Tablet PC’s come in all shapes and sizes. This is a quick look at tablet PCs on the market without keyboards and without potentially breakable hinges.
Electrovaya Inc. has the Scribbler SC-3100

Ace Asia Co., Ltd. has the T201

Fujitsu has the Stylistic ST5100

Itronix offerts the rugged Gobook Series

Motion Computing offers 3 different types of tablet PCs

of varying sizes and accessories

tabletkiosk offers a selection of tablets – they’re actually more UMPCs but come in varying degrees of price and capability

[Update]TabletKiosk is upgrading their line in 2008 with a modular unit and more grunt.

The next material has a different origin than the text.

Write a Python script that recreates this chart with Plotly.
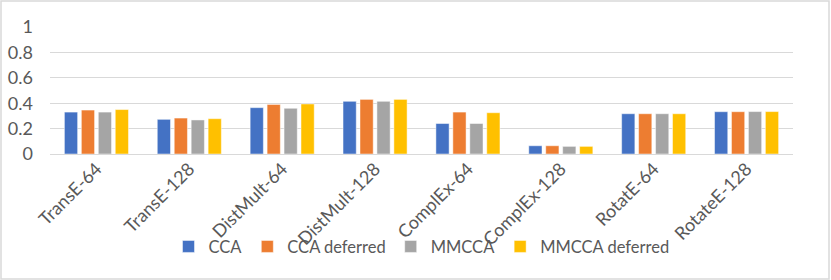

DRS-TS has a few imaginitively named portable tablets, such as the Hammerhead Xtreme

Then there’s the ulimate in ruggedised: the Xplore Technologies iX104C3Plus series

Then Amtek has this iTablet T221 going for around EUR 1,552.

The Axiotron Modbook is a modified Macbook. It’s the only tablet mac and the specs look very good – it’s fast and sensitive and has a 12800*800 resolution, so it’s useable as well. Of course, you should be able to install Vista on it too…

TabletPcTalk.com is a good site to keep track of what’s happening in this market

7″ Tablet PC running Windows CE has some fair specs. Would be good to see it running Linux!